De manière générale, bien que la notion de collectif soit centrale dans le roman, les relations interpersonnelles restent souvent en retrait, peu explorées dans leur densité émotionnelle. Cela peut renforcer une certaine frustration : on aimerait parfois plus de fragilité, plus de liens sensibles, plus de cœur, au-delà du souffle. Mais cela semble faire partie d’un choix d’écriture : un monde rude, où l’urgence du vent laisse peu de place à l’intimité, ou du moins à une intimité facilement accessible.
 
La Horde du Contrevent peut rebuter. Certains trouveront le style trop ampoulé, la narration trop complexe, le propos parfois abstrait. D’autres regretteront un rythme inégal ou une certaine grandiloquence dans les discours. Le rapport émotionnel à certains personnages, parfois ténu, peut également limiter l’immersion ou la portée dramatique de certaines scènes.

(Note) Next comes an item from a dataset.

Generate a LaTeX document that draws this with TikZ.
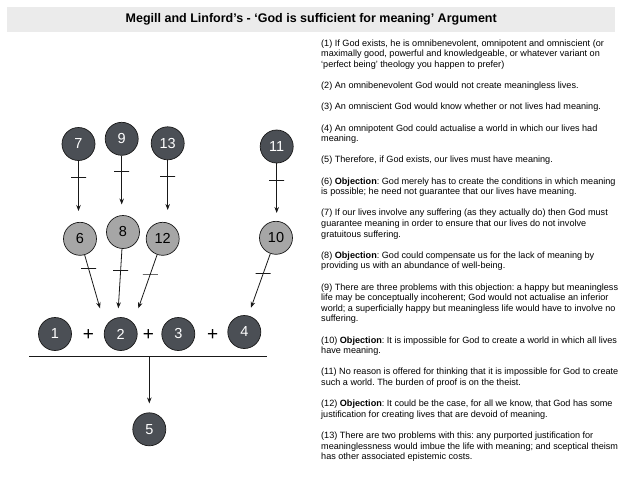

Mais au-delà de ces faiblesses relatives, l'œuvre marque profondément. Peu de romans proposent une véritable vision du monde, et encore moins un langage propre pour la dire. Alain Damasio ose. Il invente. Il propose une œuvre rare, dense, radicale, qui interroge ce que c’est que résister, avancer, souffler, créer.
 
La Horde du Contrevent n’est pas un roman pour tous, ni pour tous les moments. C’est une lecture exigeante, parfois rugueuse, mais profondément vivifiante. À travers le vent, l’auteur interroge notre capacité à tenir face à l’adversité, à marcher vers un but incertain et à trouver du sens dans le mouvement lui-même. C’est une odyssée intellectuelle et sensorielle, qui exige du souffle — mais qui, pour peu qu’on l’affronte pleinement, laisse un sillage durable.